At the end of the year we start thinking about our karma and asking ourselves a lot of questions. Have I given more than I’ve gotten? Now you can give even more without a second thought. There is nothing wrong with re-gifting your Christmas gifts, recent study shows.
According to statistics, 36 percent of Russians re-gift during the holiday season (and that only includes official numbers). In 2014, American Express survey showed 42 percent of respondents said that they had re-gifted in the previous year.
But we know that it’s all about a sense of guilt.

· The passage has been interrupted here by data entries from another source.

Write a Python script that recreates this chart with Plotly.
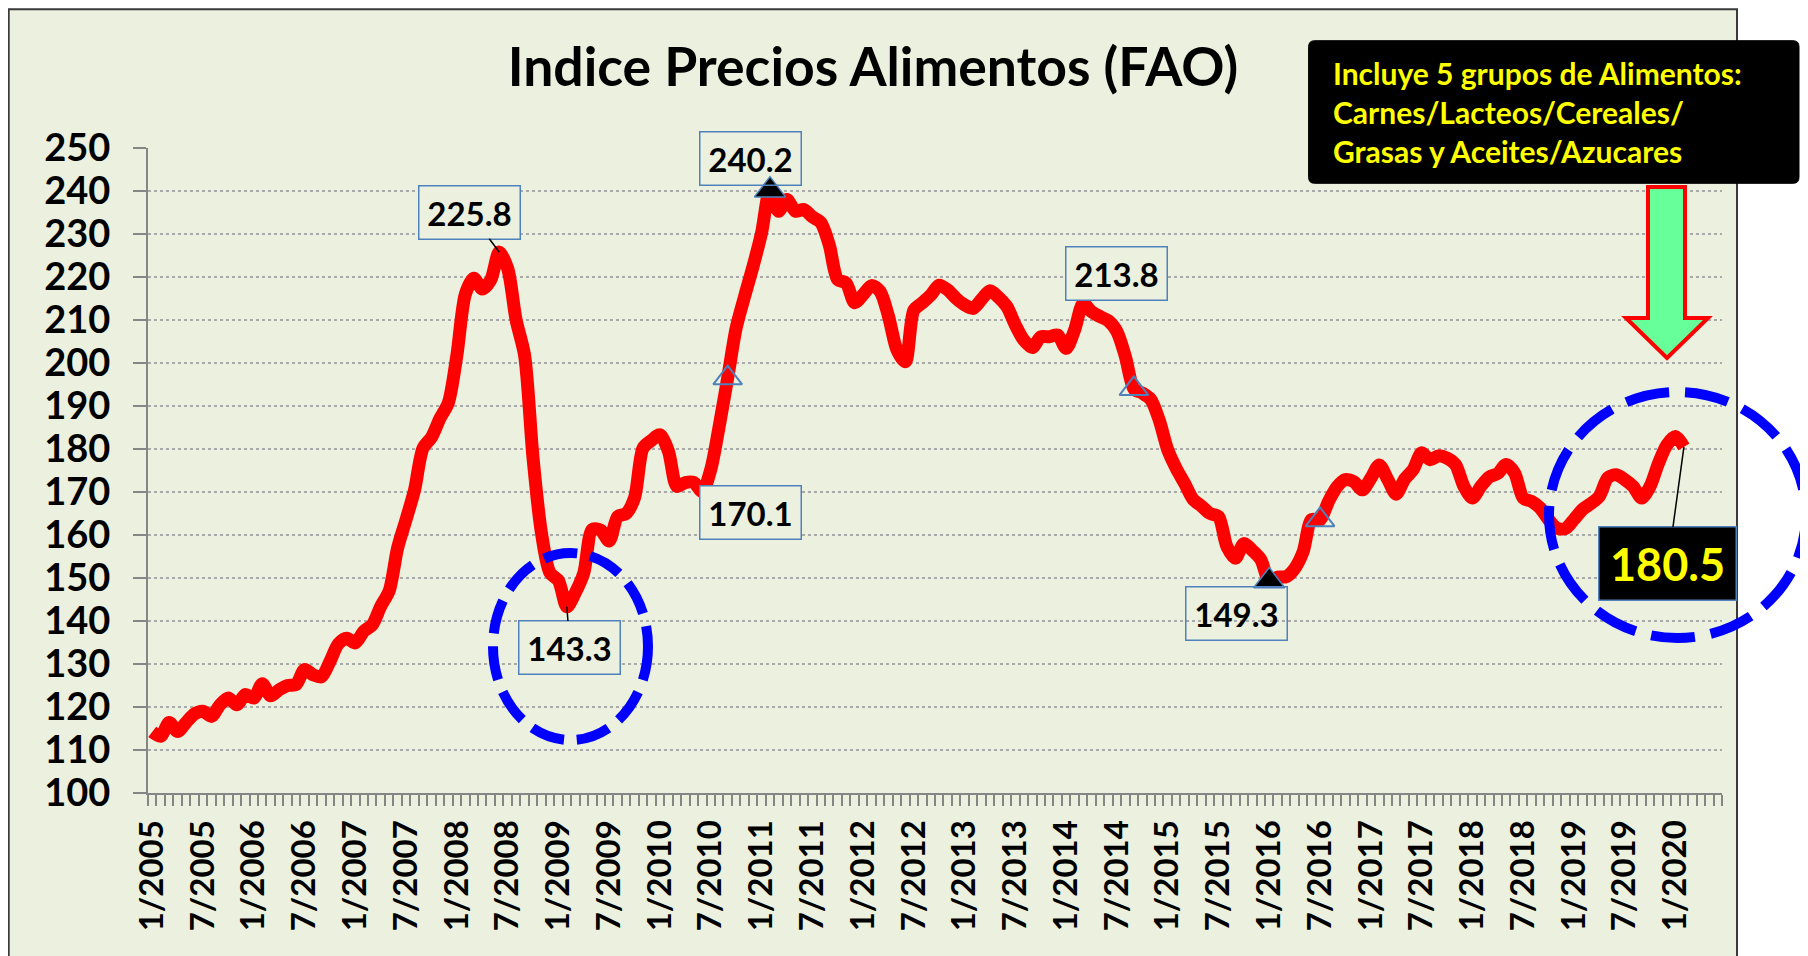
import plotly.graph_objects as go

# ---------------- data ----------------
years = list(range(2005, 2021))
# monthly categories on the axis: 1/2005 .. 6/2020
months = [f"{m}/{y}" for y in years for m in range(1, 13)][:186]

fao_2005 = [114.2, 113.2, 116.4, 114.3, 116.4, 118.4, 119.0, 117.8, 120.5, 122.1, 120.5, 122.9]
fao_2006 = [122.1, 125.4, 122.6, 124.0, 125.0, 125.2, 128.7, 127.5, 127.0, 130.6, 134.7, 136.0]
fao_2007 = [134.9, 137.6, 139.1, 143.4, 147.0, 157.0, 163.6, 170.5, 180.2, 182.7, 187.1, 190.8]
fao_2008 = [201.8, 216.0, 219.7, 217.2, 219.3, 225.8, 222.0, 210.0, 201.8, 177.9, 160.4, 151.2]
fao_2009 = [149.4, 143.3, 146.6, 151.2, 161.3, 161.1, 158.6, 164.3, 165.0, 168.7, 180.2, 182.0]
fao_2010 = [183.3, 179.5, 171.3, 172.2, 172.2, 170.1, 175.2, 185.3, 196.5, 208.1, 215.5, 222.5]
fao_2011 = [230.2, 240.2, 235.3, 238.0, 235.3, 235.7, 234.0, 232.7, 227.5, 219.4, 218.6, 214.0]
fao_2012 = [215.9, 218.0, 216.7, 210.9, 203.1, 200.3, 212.3, 214.0, 215.8, 218.1, 217.0, 215.0]
fao_2013 = [213.5, 212.7, 214.8, 216.8, 215.3, 213.1, 208.8, 205.3, 203.6, 206.1, 206.1, 206.5]
fao_2014 = [203.4, 207.7, 213.8, 211.9, 210.8, 209.8, 207.3, 201.5, 194.0, 193.0, 191.5, 186.7]
fao_2015 = [179.8, 175.5, 172.0, 168.3, 166.7, 165.0, 164.3, 157.3, 154.6, 158.0, 156.4, 154.3]
fao_2016 = [149.3, 150.2, 150.3, 152.2, 156.1, 163.6, 163.5, 167.8, 171.2, 172.9, 172.4, 170.5]
fao_2017 = [173.2, 176.3, 172.9, 169.5, 173.0, 175.2, 179.1, 177.5, 178.4, 177.9, 176.4, 171.3]
fao_2018 = [168.6, 171.3, 173.5, 174.3, 176.4, 174.4, 168.6, 167.8, 166.3, 163.6, 161.6, 161.5]
fao_2019 = [163.6, 165.9, 167.3, 169.0, 173.3, 174.0, 172.9, 171.3, 168.6, 171.3, 176.7, 181.0]
fao_2020 = [182.9, 180.5]

values = (fao_2005 + fao_2006 + fao_2007 + fao_2008 + fao_2009 + fao_2010 + fao_2011 +
          fao_2012 + fao_2013 + fao_2014 + fao_2015 + fao_2016 + fao_2017 + fao_2018 +
          fao_2019 + fao_2020)
data_months = months[:len(values)]

tick_labels = ["1/2005", "7/2005", "1/2006", "7/2006", "1/2007", "7/2007", "1/2008", "7/2008",
               "1/2009", "7/2009", "1/2010", "7/2010", "1/2011", "7/2011", "1/2012", "7/2012",
               "1/2013", "7/2013", "1/2014", "7/2014", "1/2015", "7/2015", "1/2016", "7/2016",
               "1/2017", "7/2017", "1/2018", "7/2018", "1/2019", "7/2019", "1/2020"]
y_ticks = list(range(100, 251, 10))

max_markers = ["2/2011", "1/2016"]            # filled black triangles
trend_markers = ["9/2010", "9/2014", "7/2016"]  # hollow triangles

title_text = "Indice Precios Alimentos (FAO)"
note_text = "Incluye 5 grupos de Alimentos:<br>Carnes/Lacteos/Cereales/<br>Grasas y Aceites/Azucares"

# ---------------- layout helpers ----------------
OFF = 8  # page body margin
W_FIG, H_FIG = 1800, 948
ML, MT = 140, 140
PW, PH = 1574, 645
MR, MB = W_FIG - ML - PW, H_FIG - MT - PH
BG = "#EBF1DE"


def px(xp):
    return (xp - OFF - ML) / PW


def py(yp):
    return 1 - (yp - OFF - MT) / PH


def val(m):
    return values[data_months.index(m)]


fig = go.Figure()

fig.add_trace(go.Scatter(
    x=data_months, y=values, mode="lines",
    line=dict(color="#FF0000", width=13, shape="spline", smoothing=0.8),
    hoverinfo="x+y", showlegend=False))

fig.add_trace(go.Scatter(
    x=trend_markers, y=[val(m) for m in trend_markers], mode="markers",
    marker=dict(symbol="triangle-up-open", size=25, color="#4F81BD", line=dict(width=2)),
    showlegend=False))

fig.add_trace(go.Scatter(
    x=max_markers, y=[val(m) for m in max_markers], mode="markers",
    marker=dict(symbol="triangle-up", size=27, color="#000000", line=dict(width=1.5, color="#4F81BD")),
    showlegend=False))

FONT = "Lato"
box_font = dict(family=FONT, size=33, color="black", weight="bold")
annotations = []


def label(month, dx, dy, arrow=False, big=False, clear=False):
    v = val(month)
    common = dict(x=month, y=v, xref="x", yref="y", text=f"{v:.1f}",
                  bordercolor="#4F81BD", borderwidth=1.5, borderpad=1)
    if big:
        common.update(font=dict(family=FONT, size=45, color="#FFFF00", weight="bold"),
                      bgcolor="#000000", width=134, height=70)
    else:
        common.update(font=box_font, bgcolor="rgba(0,0,0,0)" if clear else BG, width=98, height=50)
    if arrow:
        common.update(showarrow=True, ax=dx, ay=dy, axref="pixel", ayref="pixel",
                      arrowhead=0, arrowwidth=1.5, arrowcolor="black", standoff=0)
    else:
        common.update(showarrow=False, xshift=dx, yshift=-dy)
    annotations.append(common)


label("6/2008", -30, -40, arrow=True)
label("2/2009", 3, 41, arrow=True)
label("2/2011", -19, -32, clear=True)
label("6/2010", 48, 21)
label("3/2014", 33, -30)
label("1/2016", -33, 32, clear=True)
label("2/2020", -16, 117, arrow=True, big=True)

# note text in black box
annotations.append(dict(x=px(1331), y=py(112), xref="paper", yref="paper", xanchor="left",
                        yanchor="middle", align="left", showarrow=False, text=note_text,
                        font=dict(family=FONT, size=30, color="#FFFF00", weight="bold")))

shapes = []
# chart area frame
shapes.append(dict(type="rect", xref="paper", yref="paper", x0=px(8.7), x1=px(1737),
                   y0=py(975), y1=py(9.3), fillcolor=BG, line=dict(color="#3A3A3A", width=2),
                   layer="below"))
# black rounded note box
bx0, bx1, by0, by1, r = 1308.6, 1799, 40.7, 183.3, 6
path = (f"M {px(bx0 + r)},{py(by0)} L {px(bx1 - r)},{py(by0)} Q {px(bx1)},{py(by0)} {px(bx1)},{py(by0 + r)} "
        f"L {px(bx1)},{py(by1 - r)} Q {px(bx1)},{py(by1)} {px(bx1 - r)},{py(by1)} "
        f"L {px(bx0 + r)},{py(by1)} Q {px(bx0)},{py(by1)} {px(bx0)},{py(by1 - r)} "
        f"L {px(bx0)},{py(by0 + r)} Q {px(bx0)},{py(by0)} {px(bx0 + r)},{py(by0)} Z")
shapes.append(dict(type="path", xref="paper", yref="paper", path=path, fillcolor="#000000",
                   line=dict(color="#000000", width=1), layer="above"))
# green down arrow
ap = [(1648, 187), (1685, 187), (1685, 318), (1708, 318), (1667, 358), (1626, 318), (1648, 318)]
arrow_path = "M " + " L ".join(f"{px(a)},{py(b)}" for a, b in ap) + " Z"
shapes.append(dict(type="path", xref="paper", yref="paper", path=arrow_path, fillcolor="#66FF99",
                   line=dict(color="#FF0000", width=4), layer="above"))
# dashed blue circles
shapes.append(dict(type="circle", xref="paper", yref="paper", x0=px(493), x1=px(648),
                   y0=py(740), y1=py(553), line=dict(color="#0000FF", width=10, dash="34px,13px"),
                   layer="above"))
shapes.append(dict(type="circle", xref="paper", yref="paper", x0=px(1549), x1=px(1806),
                   y0=py(638), y1=py(392), line=dict(color="#0000FF", width=10, dash="44px,16px"),
                   layer="above"))

tickvals = months
ticktext = [m if m in tick_labels else "" for m in months]

fig.update_layout(
    width=W_FIG, height=H_FIG,
    margin=dict(l=ML, r=MR, t=MT, b=MB, autoexpand=False),
    paper_bgcolor="white", plot_bgcolor="rgba(0,0,0,0)",
    title=dict(text=title_text, x=px(873), xref="paper", xanchor="center",
               y=1 - (67 - OFF) / H_FIG, yref="container", yanchor="middle",
               font=dict(family=FONT, size=53.5, color="black", weight="bold")),
    xaxis=dict(type="category", categoryorder="array", categoryarray=months,
               range=[-0.5, len(months) - 0.5], tickmode="array", tickvals=tickvals,
               ticktext=ticktext, tickson="boundaries", ticks="outside", ticklen=11,
               tickwidth=1.5, tickcolor="#868686", tickangle=-90, showgrid=False,
               showline=True, linecolor="#868686", linewidth=2, ticklabelstandoff=12,
               tickfont=dict(family=FONT, size=33, color="black", weight="bold"),
               automargin=False, zeroline=False),
    yaxis=dict(range=[100, 250], tickmode="array", tickvals=y_ticks, ticks="outside",
               ticklen=13, tickwidth=2, tickcolor="#868686", showline=True,
               linecolor="#868686", linewidth=2, showgrid=True, gridcolor="#A9A9A9",
               griddash="dot", gridwidth=1.5, zeroline=False, ticklabelstandoff=15,
               tickfont=dict(family=FONT, size=38, color="black", weight="bold"),
               automargin=False),
    annotations=annotations, shapes=shapes,
)

fig.write_html("out.html")
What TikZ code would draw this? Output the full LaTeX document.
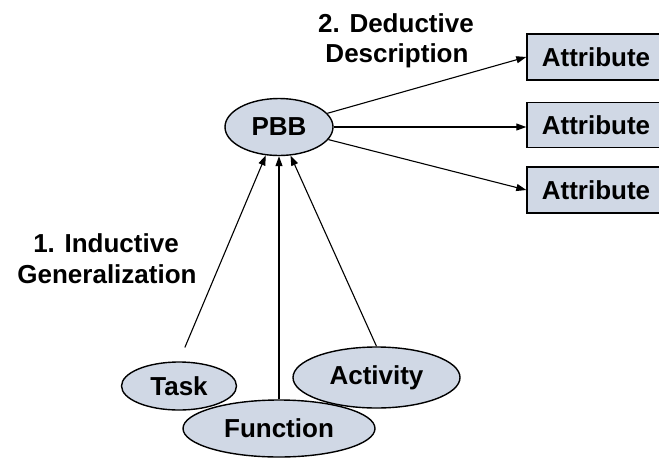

Researchers found that those who receive a gift (“receivers”) overestimate the reactions of those who give the gift (“givers”). The researchers say: “Although receivers felt that givers were entitled to have a say in what happened to their gifts, givers felt that receivers were entitled to do whatever they liked with a gift.” In other words, receivers considered re-gifting a sin and their sense of guilt made them feel the “regifting taboo” more strongly while the further fate of the gift didn’t bother givers so much.
According to a study, in several Native American communities, “a gift is seen as having a spirit. And if you keep the gift, you kill its essence. By passing the gift on, you continue the cycle of gift-giving, and weave a web of mutual indebtedness and social cohesion”.
In Russia, we have an opposite superstition. If you re-gift something, you kill the positive energy that has been put in there by its giver. Moreover, you destroy the energy of those kind wishes that the giver had told you when giving the gift. Nevertheless, we still do it.
Let’s be honest.
Do you consider the possibility of re-gifting? It’s okay, the likelihood that your friends and significant others read my blog is extremely low.
And if your answer is “No”, try to be honest again: have you ever re-gifted anything?